-- start of Data to process --

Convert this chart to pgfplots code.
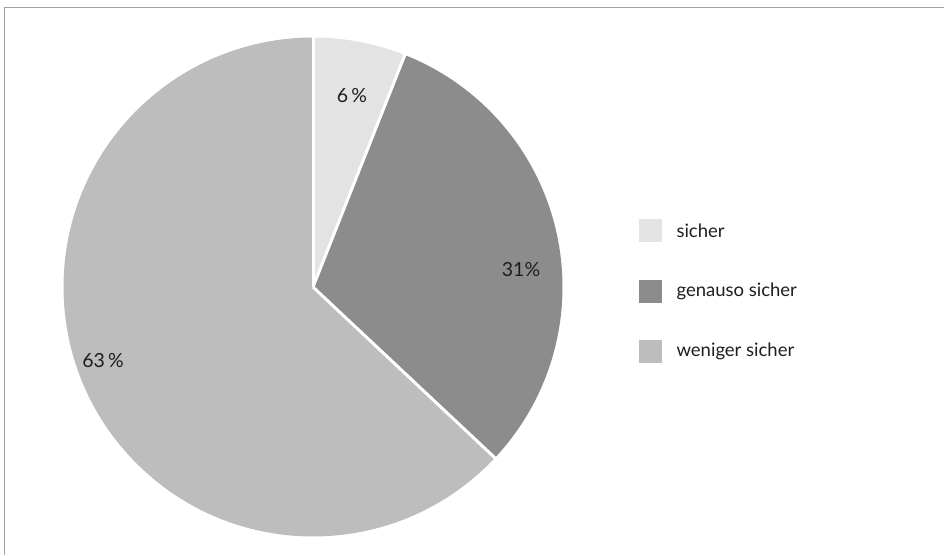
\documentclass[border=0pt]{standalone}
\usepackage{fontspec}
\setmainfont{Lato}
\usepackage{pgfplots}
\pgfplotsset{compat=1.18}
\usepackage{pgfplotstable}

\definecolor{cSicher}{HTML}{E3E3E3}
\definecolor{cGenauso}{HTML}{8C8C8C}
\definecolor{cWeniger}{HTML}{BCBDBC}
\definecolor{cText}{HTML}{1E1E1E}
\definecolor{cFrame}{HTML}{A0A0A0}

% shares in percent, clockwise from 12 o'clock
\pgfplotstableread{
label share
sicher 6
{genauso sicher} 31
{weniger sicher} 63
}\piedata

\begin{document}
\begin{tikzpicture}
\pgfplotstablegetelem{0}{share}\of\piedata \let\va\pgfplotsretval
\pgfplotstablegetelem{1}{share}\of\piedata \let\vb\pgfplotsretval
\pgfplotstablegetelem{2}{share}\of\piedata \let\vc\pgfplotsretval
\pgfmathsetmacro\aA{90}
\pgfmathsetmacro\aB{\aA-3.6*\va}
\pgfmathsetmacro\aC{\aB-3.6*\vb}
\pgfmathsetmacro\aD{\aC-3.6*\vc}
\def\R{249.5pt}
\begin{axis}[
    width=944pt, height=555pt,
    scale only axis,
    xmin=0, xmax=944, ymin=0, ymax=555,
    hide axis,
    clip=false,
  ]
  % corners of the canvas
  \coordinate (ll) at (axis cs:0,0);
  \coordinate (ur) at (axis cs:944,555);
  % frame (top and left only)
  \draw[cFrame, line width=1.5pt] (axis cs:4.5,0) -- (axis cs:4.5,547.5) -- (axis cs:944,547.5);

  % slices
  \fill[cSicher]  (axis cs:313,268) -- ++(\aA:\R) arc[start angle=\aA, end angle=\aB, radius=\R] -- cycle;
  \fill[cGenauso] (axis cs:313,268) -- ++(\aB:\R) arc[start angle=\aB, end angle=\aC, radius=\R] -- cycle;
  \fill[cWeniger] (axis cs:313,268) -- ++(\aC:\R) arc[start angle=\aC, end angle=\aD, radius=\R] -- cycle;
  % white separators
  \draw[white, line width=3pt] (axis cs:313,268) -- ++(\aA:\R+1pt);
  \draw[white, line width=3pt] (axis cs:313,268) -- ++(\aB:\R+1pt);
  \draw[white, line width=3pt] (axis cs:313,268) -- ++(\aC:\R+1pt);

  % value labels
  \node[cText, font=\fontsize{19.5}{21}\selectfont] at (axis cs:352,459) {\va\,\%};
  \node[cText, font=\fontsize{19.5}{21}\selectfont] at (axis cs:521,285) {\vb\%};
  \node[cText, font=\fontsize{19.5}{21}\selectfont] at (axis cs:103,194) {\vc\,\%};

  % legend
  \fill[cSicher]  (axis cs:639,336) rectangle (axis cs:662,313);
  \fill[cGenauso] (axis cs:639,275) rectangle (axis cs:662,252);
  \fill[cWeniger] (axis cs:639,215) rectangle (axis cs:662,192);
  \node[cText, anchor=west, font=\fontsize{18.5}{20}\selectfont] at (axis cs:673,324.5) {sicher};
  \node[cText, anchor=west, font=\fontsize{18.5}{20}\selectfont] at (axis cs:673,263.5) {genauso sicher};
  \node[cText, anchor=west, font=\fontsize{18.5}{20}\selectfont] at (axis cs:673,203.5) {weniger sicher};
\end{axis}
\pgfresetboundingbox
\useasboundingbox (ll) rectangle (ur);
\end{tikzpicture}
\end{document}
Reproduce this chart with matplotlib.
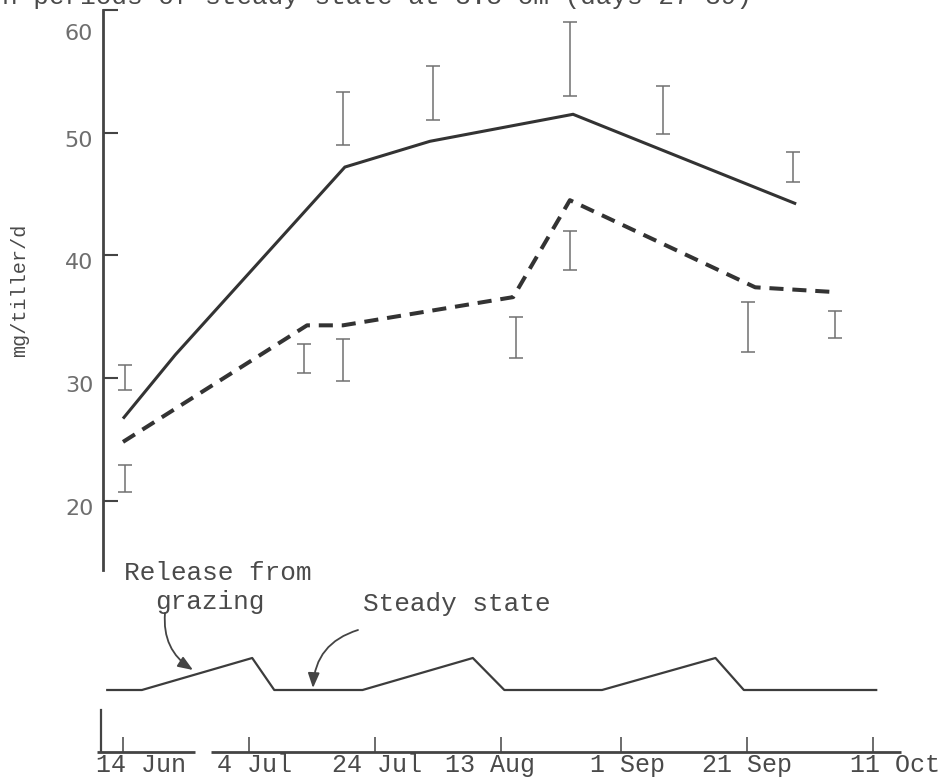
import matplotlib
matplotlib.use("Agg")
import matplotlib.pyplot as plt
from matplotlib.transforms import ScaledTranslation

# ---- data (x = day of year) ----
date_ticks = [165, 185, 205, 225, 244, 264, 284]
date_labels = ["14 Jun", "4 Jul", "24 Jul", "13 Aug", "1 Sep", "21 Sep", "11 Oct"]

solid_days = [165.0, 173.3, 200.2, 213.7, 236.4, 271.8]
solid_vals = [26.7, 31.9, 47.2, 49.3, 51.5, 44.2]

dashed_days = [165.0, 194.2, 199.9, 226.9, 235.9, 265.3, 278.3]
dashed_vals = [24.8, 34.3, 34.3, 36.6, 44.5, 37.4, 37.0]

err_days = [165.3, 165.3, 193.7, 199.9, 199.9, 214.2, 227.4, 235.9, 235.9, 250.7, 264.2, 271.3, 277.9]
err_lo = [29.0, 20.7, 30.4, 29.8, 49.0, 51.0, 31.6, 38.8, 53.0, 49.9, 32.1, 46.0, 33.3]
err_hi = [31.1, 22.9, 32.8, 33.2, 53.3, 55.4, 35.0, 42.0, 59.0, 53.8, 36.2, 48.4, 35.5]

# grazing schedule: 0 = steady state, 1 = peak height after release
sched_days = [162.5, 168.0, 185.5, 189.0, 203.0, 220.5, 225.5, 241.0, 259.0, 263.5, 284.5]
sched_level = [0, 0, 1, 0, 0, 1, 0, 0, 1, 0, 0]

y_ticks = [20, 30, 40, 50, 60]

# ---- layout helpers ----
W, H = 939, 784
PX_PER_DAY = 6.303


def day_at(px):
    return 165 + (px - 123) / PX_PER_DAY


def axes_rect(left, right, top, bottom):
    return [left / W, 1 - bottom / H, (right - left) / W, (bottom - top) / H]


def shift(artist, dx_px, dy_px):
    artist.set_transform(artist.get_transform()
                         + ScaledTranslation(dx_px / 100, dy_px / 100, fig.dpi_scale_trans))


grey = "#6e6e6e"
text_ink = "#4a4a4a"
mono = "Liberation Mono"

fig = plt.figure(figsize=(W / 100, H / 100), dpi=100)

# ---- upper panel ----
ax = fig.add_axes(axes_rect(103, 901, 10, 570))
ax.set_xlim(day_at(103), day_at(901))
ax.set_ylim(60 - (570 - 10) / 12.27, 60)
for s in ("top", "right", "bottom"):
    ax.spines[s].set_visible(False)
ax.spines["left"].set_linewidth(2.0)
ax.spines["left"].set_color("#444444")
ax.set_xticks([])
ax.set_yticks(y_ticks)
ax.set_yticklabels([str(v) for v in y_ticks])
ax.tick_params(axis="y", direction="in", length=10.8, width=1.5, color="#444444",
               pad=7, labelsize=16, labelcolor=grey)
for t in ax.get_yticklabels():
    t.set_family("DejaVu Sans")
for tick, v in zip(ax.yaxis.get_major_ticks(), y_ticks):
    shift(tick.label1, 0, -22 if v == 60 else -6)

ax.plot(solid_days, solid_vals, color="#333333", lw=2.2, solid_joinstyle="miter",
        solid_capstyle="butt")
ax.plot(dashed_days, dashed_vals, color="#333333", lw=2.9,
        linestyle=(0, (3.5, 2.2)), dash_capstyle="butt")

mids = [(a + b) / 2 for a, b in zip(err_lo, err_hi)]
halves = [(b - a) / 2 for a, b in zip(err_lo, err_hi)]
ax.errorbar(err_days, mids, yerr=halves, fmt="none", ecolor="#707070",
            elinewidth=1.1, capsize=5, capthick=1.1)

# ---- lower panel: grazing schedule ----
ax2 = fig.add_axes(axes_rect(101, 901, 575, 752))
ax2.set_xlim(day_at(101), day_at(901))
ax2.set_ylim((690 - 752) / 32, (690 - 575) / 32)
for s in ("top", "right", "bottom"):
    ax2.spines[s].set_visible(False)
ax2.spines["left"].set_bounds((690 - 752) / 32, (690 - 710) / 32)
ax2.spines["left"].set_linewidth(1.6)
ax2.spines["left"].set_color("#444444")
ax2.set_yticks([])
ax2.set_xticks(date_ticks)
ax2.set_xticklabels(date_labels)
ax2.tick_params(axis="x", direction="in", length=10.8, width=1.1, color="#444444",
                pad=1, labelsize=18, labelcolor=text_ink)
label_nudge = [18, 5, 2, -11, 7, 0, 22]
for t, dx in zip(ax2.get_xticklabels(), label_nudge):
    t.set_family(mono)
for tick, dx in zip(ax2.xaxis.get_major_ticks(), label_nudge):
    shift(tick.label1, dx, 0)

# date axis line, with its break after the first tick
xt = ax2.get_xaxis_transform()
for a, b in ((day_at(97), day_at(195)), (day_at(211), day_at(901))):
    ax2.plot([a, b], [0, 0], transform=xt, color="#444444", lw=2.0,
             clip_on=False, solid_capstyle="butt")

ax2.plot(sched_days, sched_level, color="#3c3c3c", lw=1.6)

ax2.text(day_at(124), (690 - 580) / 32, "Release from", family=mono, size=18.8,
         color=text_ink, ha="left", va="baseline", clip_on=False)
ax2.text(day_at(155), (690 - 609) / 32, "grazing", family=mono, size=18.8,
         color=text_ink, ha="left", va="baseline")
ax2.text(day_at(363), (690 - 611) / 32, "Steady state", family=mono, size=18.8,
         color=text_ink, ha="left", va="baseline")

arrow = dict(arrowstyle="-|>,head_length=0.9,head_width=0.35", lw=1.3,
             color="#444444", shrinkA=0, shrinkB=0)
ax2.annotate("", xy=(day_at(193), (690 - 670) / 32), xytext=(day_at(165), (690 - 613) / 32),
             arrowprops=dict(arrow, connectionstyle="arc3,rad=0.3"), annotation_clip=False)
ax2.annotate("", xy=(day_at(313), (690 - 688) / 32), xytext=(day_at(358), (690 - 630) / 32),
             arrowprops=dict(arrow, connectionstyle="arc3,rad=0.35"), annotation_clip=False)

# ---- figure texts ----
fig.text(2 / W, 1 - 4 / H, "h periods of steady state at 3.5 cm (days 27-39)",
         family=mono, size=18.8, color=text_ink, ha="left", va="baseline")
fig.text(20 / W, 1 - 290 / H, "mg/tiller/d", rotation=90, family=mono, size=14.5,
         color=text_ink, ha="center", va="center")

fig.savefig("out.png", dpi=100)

-- end of Data to process --

• _Exercise directions_:
From the entries above, extract each line containing "chart".

• _Solution to this exercise_:
Convert this chart to pgfplots code.
Reproduce this chart with matplotlib.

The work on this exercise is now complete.